En esos tres filmes y también en casi todos los que rodó, Edwards contó con la colaboración del maestro Henry Mancini, autor de inolvidables temas que ya forman parte de la historia del cine y a veces también de nuestras propias vidas, como Moon river, Days of wine and roses, Nothing to lose, Whistling away the dark o Crazy world, entre otras preciosas composiciones. Las dos últimas serían, además, portentosamente interpretadas por Julie Andrews.
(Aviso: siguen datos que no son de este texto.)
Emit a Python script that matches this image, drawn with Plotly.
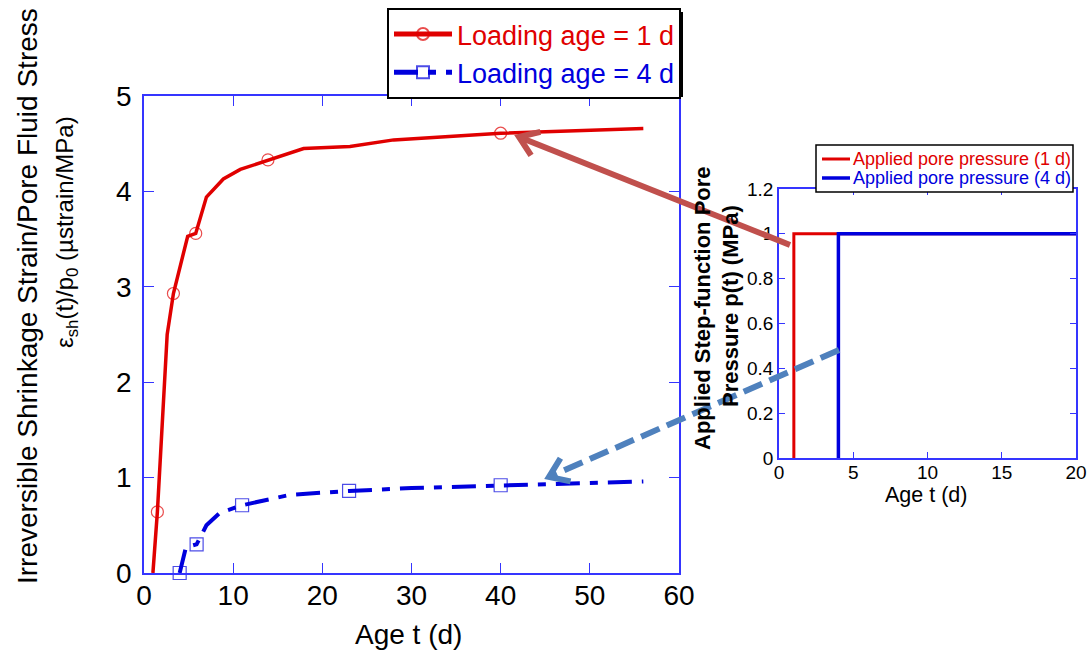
import math
import plotly.graph_objects as go

W, H = 1089, 654
FONT = "Arial, 'Liberation Sans', sans-serif"
AXIS_BLUE = "#3535ff"
RED = "#e00000"
BLUE = "#0000dd"

# ---- main panel: irreversible shrinkage strain per unit pore pressure ----
age_1d = [1.0, 1.5, 2.6, 3.3, 4.9, 5.8, 7.0, 8.9, 10.8, 13.9, 17.9, 23.1, 28.0, 40.0, 56.0]
strain_1d = [0.0, 0.64, 2.5, 2.93, 3.53, 3.56, 3.94, 4.13, 4.23, 4.33, 4.45, 4.47, 4.54, 4.61, 4.66]
measured_1d = [0, 1, 0, 1, 0, 1, 0, 0, 0, 1, 0, 0, 0, 1, 0]

age_4d = [4.0, 4.7, 5.9, 7.0, 8.5, 11.0, 16.4, 23.0, 30.0, 40.0, 56.0]
strain_4d = [0.0, 0.27, 0.30, 0.50, 0.63, 0.71, 0.82, 0.86, 0.89, 0.92, 0.96]
measured_4d = [1, 0, 1, 0, 0, 1, 0, 1, 0, 1, 0]

# ---- inset: applied step-function pore pressure ----
pp_age_1d = [1, 1, 20]
pp_1d = [0, 1, 1]
pp_age_4d = [4, 4, 20]
pp_4d = [0, 1, 1]

main_xticks = [0, 10, 20, 30, 40, 50, 60]
main_yticks = [0, 1, 2, 3, 4, 5]
inset_xticks = [0, 5, 10, 15, 20]
inset_yticks = [0, 0.2, 0.4, 0.6, 0.8, 1.0, 1.2]
inset_yticklabels = ["0", "0.2", "0.4", "0.6", "0.8", "1", "1.2"]
inset_series = ["Applied pore pressure (1 d)", "Applied pore pressure (4 d)"]


def px(x, y):
    """Convert pixel position to paper coordinates."""
    return x / W, 1 - y / H


fig = go.Figure()

fig.add_trace(go.Scatter(
    x=age_1d, y=strain_1d, mode="lines+markers",
    name=f"<span style='color:{RED}'>Loading age = 1 d</span>",
    line=dict(color=RED, width=3.5),
    marker=dict(symbol="circle-open", color=RED,
                size=[12 if m else 0 for m in measured_1d], line=dict(width=1.2)),
    cliponaxis=False,
))
fig.add_trace(go.Scatter(
    x=age_4d, y=strain_4d, mode="lines+markers",
    name=f"<span style='color:{BLUE}'>Loading age = 4 d</span>",
    line=dict(color=BLUE, width=4, dash="24px,10px,8px,10px"),
    marker=dict(symbol="square-open", color=BLUE,
                size=[13 if m else 0 for m in measured_4d], line=dict(width=1.2)),
    cliponaxis=False,
))

fig.add_trace(go.Scatter(
    x=pp_age_1d, y=pp_1d, mode="lines", xaxis="x2", yaxis="y2",
    name=inset_series[0], line=dict(color=RED, width=3), showlegend=False,
))
fig.add_trace(go.Scatter(
    x=pp_age_4d, y=pp_4d, mode="lines", xaxis="x2", yaxis="y2",
    name=inset_series[1], line=dict(color=BLUE, width=3.5), showlegend=False,
))

axis_common = dict(showline=True, linecolor=AXIS_BLUE, linewidth=1.5, mirror="ticks",
                   ticks="inside", tickcolor=AXIS_BLUE, showgrid=False, zeroline=False,
                   tickmode="array", automargin=False)

x0, _ = px(144, 0)
x1, _ = px(679, 0)
_, yb = px(0, 573)
_, yt = px(0, 96)
ix0, _ = px(779, 0)
ix1, _ = px(1076, 0)
_, iyb = px(0, 458)
_, iyt = px(0, 189)

fig.update_layout(
    template="none",
    width=W, height=H, autosize=False,
    margin=dict(l=0, r=0, t=0, b=0, pad=0, autoexpand=False),
    paper_bgcolor="white", plot_bgcolor="white",
    font=dict(family=FONT, color="black"),
    xaxis=dict(domain=[x0, x1], range=[0, 60], tickvals=main_xticks, ticklen=10,
               tickfont=dict(size=28), anchor="y", ticklabelstandoff=-3, **axis_common),
    yaxis=dict(domain=[yb, yt], range=[0, 5], tickvals=main_yticks, ticklen=10,
               tickfont=dict(size=28), anchor="x", ticklabelstandoff=5, **axis_common),
    xaxis2=dict(domain=[ix0, ix1], range=[0, 20], tickvals=inset_xticks, ticklen=6,
                tickfont=dict(size=19), anchor="y2", ticklabelstandoff=-4, **axis_common),
    yaxis2=dict(domain=[iyb, iyt], range=[0, 1.2], tickvals=inset_yticks,
                ticktext=inset_yticklabels, ticklen=6,
                tickfont=dict(size=19), anchor="x2", **axis_common),
    legend=dict(x=px(387, 0)[0], y=px(0, 8)[1], xanchor="left", yanchor="top",
                bgcolor="white", bordercolor="black", borderwidth=2,
                font=dict(size=27, family=FONT), itemsizing="constant", itemwidth=58),
    showlegend=True,
)

# main legend drop shadow
sx0, sy0 = px(391, 12)
sx1, sy1 = px(683, 97)
fig.add_shape(type="rect", xref="paper", yref="paper", x0=sx0, y0=sy1, x1=sx1, y1=sy0,
              fillcolor="black", line=dict(width=0), layer="above")

# inset legend: frame, line samples and coloured labels
lx0, ly0 = px(816, 145)
lx1, ly1 = px(1073, 192)
fig.add_shape(type="rect", xref="paper", yref="paper", x0=lx0, y0=ly1, x1=lx1, y1=ly0,
              fillcolor="white", line=dict(color="black", width=1.5), layer="above")
for name, color, lw, row_y in [(inset_series[0], RED, 3, 159), (inset_series[1], BLUE, 3.5, 178)]:
    a0, b0 = px(822, row_y)
    a1, _ = px(850, row_y)
    fig.add_shape(type="line", xref="paper", yref="paper", x0=a0, y0=b0, x1=a1, y1=b0,
                  line=dict(color=color, width=lw), layer="above")
    tx, ty = px(851, row_y)
    fig.add_annotation(text=name, x=tx, y=ty, xref="paper", yref="paper", showarrow=False,
                       xanchor="left", yanchor="middle",
                       font=dict(size=18, family=FONT, color=color))


def arrow(tail, tip, color, dash=None, width=6, head=22, half_angle=35):
    tx, ty = tail
    hx, hy = tip
    a0, b0 = px(tx, ty)
    a1, b1 = px(hx, hy)
    fig.add_shape(type="line", xref="paper", yref="paper", x0=a0, y0=b0, x1=a1, y1=b1,
                  line=dict(color=color, width=width, dash=dash), layer="above")
    ang = math.atan2(ty - hy, tx - hx)
    pts = []
    for s in (-1, 1):
        a = ang + s * math.radians(half_angle)
        pts.append((hx + head * math.cos(a), hy + head * math.sin(a)))
    p1 = px(*pts[0])
    p2 = px(*pts[1])
    path = f"M {p1[0]},{p1[1]} L {a1},{b1} L {p2[0]},{p2[1]}"
    fig.add_shape(type="path", xref="paper", yref="paper", path=path,
                  line=dict(color=color, width=width), layer="above")


arrow((790, 245), (519, 137), "#c0504d")
arrow((839, 350), (549, 477), "#4f81bd", dash="20px,8px")


def label(text, x, y, size, angle=0, bold=False):
    ax, ay = px(x, y)
    fig.add_annotation(text=text, x=ax, y=ay, xref="paper", yref="paper",
                       showarrow=False, textangle=angle, xanchor="center", yanchor="middle",
                       font=dict(size=size, family=FONT, color="black",
                                 weight="bold" if bold else "normal"))


label("Irreversible Shrinkage Strain/Pore Fluid Stress", 27, 296, 28, angle=-90)
label("ε<sub>sh</sub>(t)/p<sub>0</sub> (µstrain/MPa)", 67, 232, 24, angle=-90)
label("Age t (d)", 408, 634, 28)
label("Applied Step-function Pore", 702, 308, 22, angle=-90, bold=True)
label("Pressure p(t) (MPa)", 730, 306, 22, angle=-90, bold=True)
label("Age t (d)", 926, 495, 21.5)

fig.write_html("out.html")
La verdad es que con sus excelentes bandas sonoras, luminosas y melancólicas a un tiempo, Mancini supo reforzar la magia inherente a la mayor parte de la obra de Edwards. Un compendio de sus mayores virtudes como cineasta se encuentra, precisamente, en la ya citada Desayuno con diamantes, que cuenta con un final quizás aún más brillante que su inicio, justo cuando la relación entre los dos protagonistas, Holly y Paul, parece estar casi a punto de romperse. En la última secuencia, ambos van a bordo de un taxi, junto con el pequeño gato sin nombre adoptado por Holly, quien de repente decide sacar al minino del vehículo y dejarlo en la calle, a pesar de que el día es especialmente desapacible y lluvioso. Paul sale entonces del taxi para intentar encontrar al gato, mientras que una arrepentida Holly lo hace unos pocos segundos después.
Será en ese preciso instante cuando, por vez primera, seremos conscientes de que en el fondo los dos quieren seguir juntos, pese a sus cicatrices emocionales, sus miedos y sus temores. Unos segundos después, Holly encontrará a su querida mascota en un callejón, la recogerá y la protegerá de la lluvia, mientras abraza y besa apasionadamente a Paul.
Seguramente, los espectadores que más nos identificábamos con ese final, lo hacíamos no sólo por su magia y su belleza, sino también porque creíamos que al rescatar y salvar a ese desamparado gato sin nombre, Holly y Paul estaban rescatando y salvando también sus propias vidas, y, en cierta forma, quizás también las nuestras.